ALL over the world people will be celebrating Burns' Night on January 25. But why Robert Burns?

It is the strangest thing. We sit down to haggis, neeps (swede) and tatties, but not before addressing the haggis by praising it in the words of Burns' own ode to "the great chieftain o' the pudding race."

William Shakespeare is probably the best known playwright and poet in the universe but we don't celebrate him every year so what is the secret of Scotland's Bard?

It started, according to the internet, in 1801 when five of his closest friends gathered to celebrate the life of the poet.

Burns suppers are individual events but wherever they are held but they all start with the poet's own Selkirk grace. This is followed by the haggis being piped in and the Ode to the Haggis recited. Dinner is served and then there is a toast to the immortal memory - Robert Burns himself.

It is celebrated in Tokyo, Moscow and anywhere the Scots have settled.

Dr Thomas Burns, the nephew of Robbie, is credited with bringing the Protestant Church to Otago in New Zealand and there are more descendants of the poet there than there probably are in Scotland!

Burns Night was huge there and there was one butcher in Dunedin who must have made his year's profit selling haggis before the big night!

As these photos show, however, Robert Burns is fondly remembered on this side of the border, and is used as a chance to both have a good night out and to raise money for charity.

Successive Carlisle mayors have used the Bard from over the border for a posh night out and to raise money for their charities.

Then there are the catering students, complete with piper, who created and entire Burns supper.

Especially 'cute' are the members of the Carlisle Auction who, discovering that the annual charity auction was on the eve of Burns Night, went Scottish!

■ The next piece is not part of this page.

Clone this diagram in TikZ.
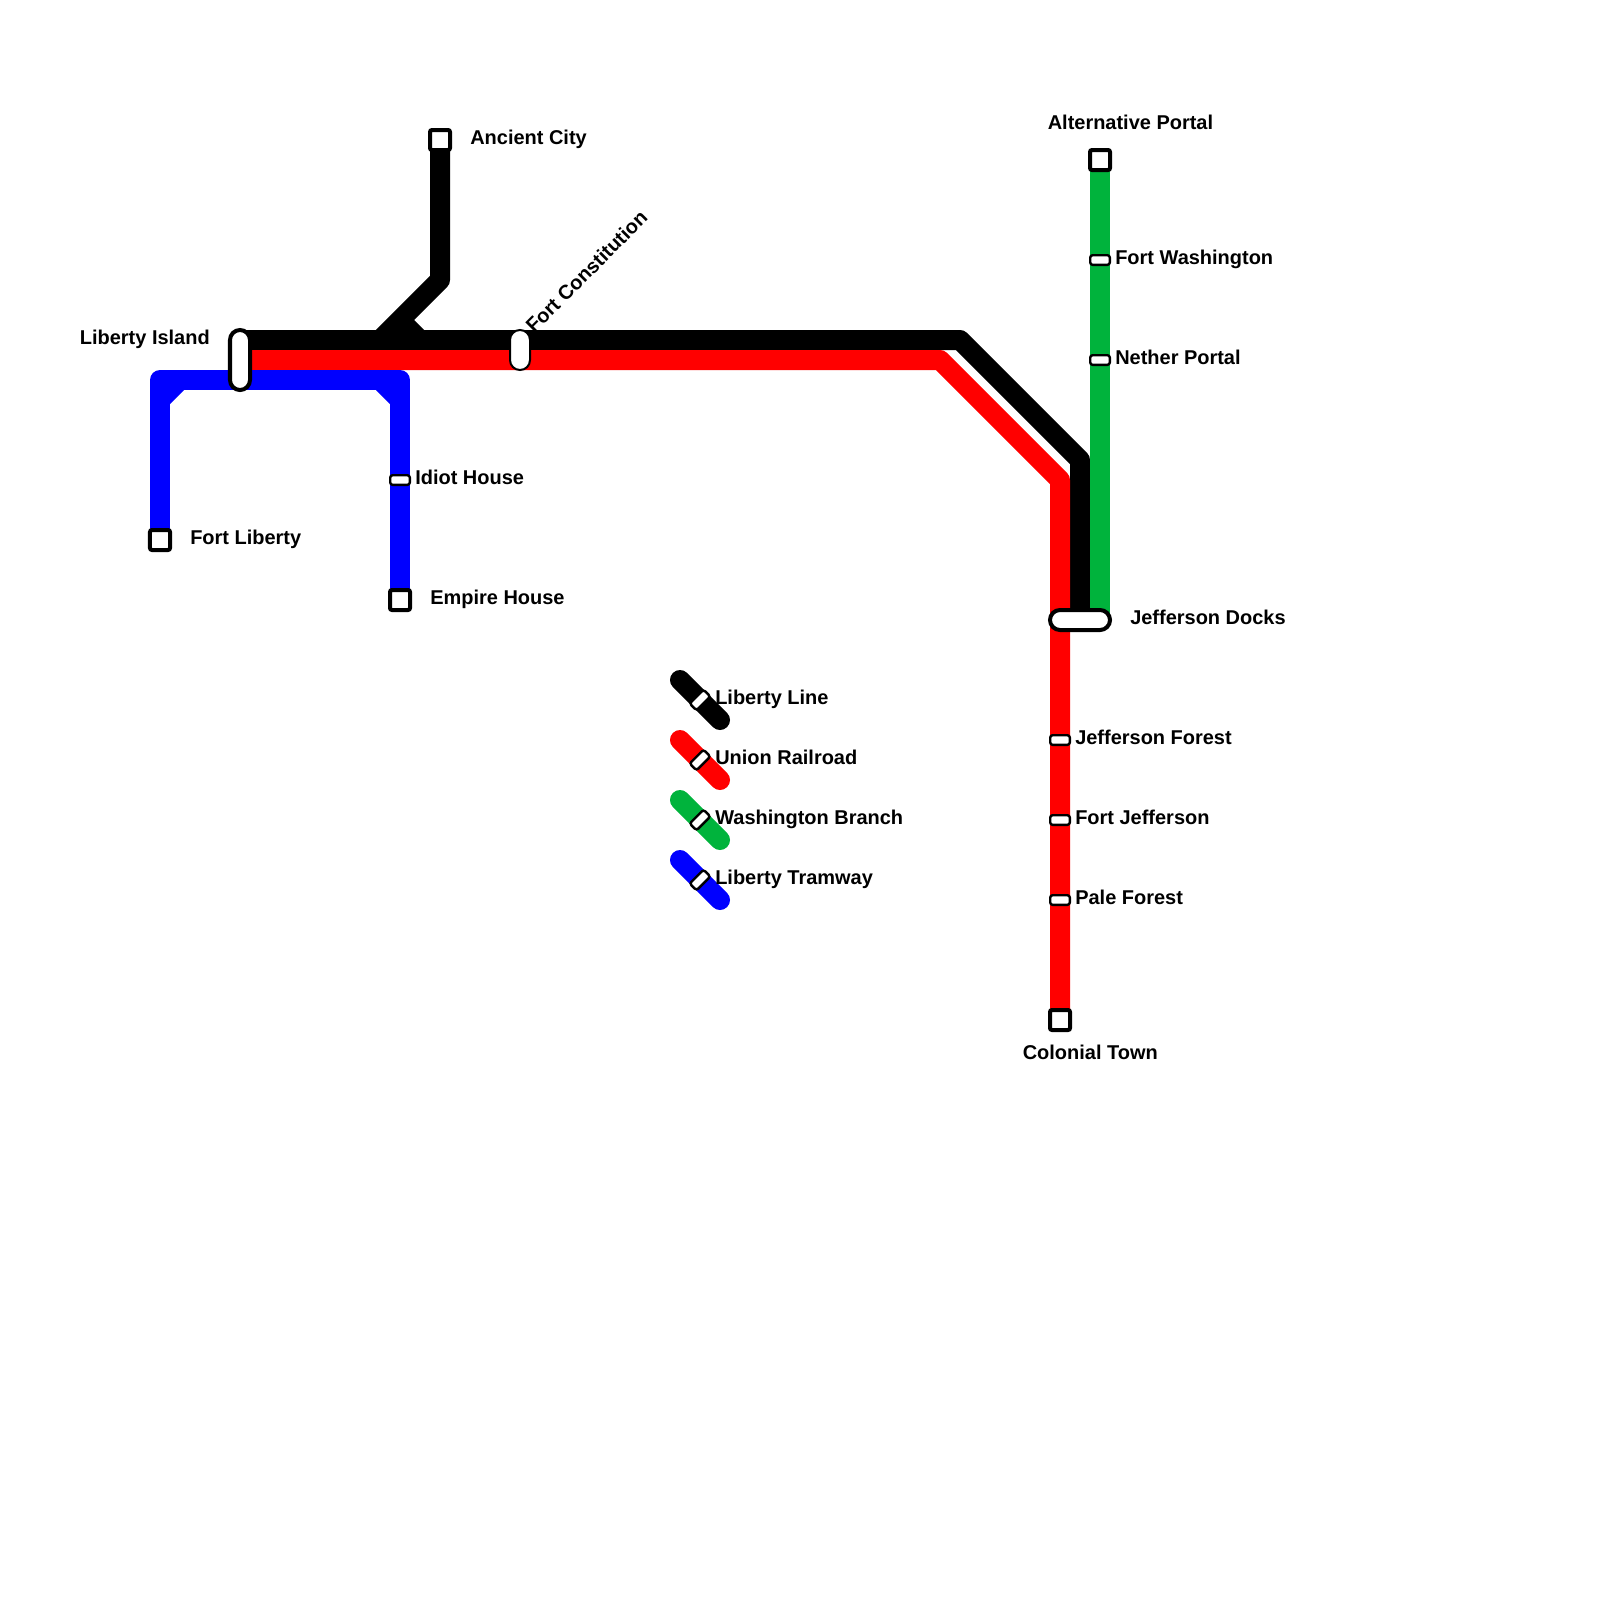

People the world over greet the New Year with Auld Lang Syne, a poem by Robert Burns based on an even older poem.

But if you really want to toast The Immortal Memory, check out the opening of the Scottish Parliament in the 1990s where a woman sang the poem that should not just be Scotland's national anthem but that of the whole world: "For a’ that, an’ a’ that, It’s comin; yet for a’ that, That Man to Man the warld o’er Shall brithers be for a’ that."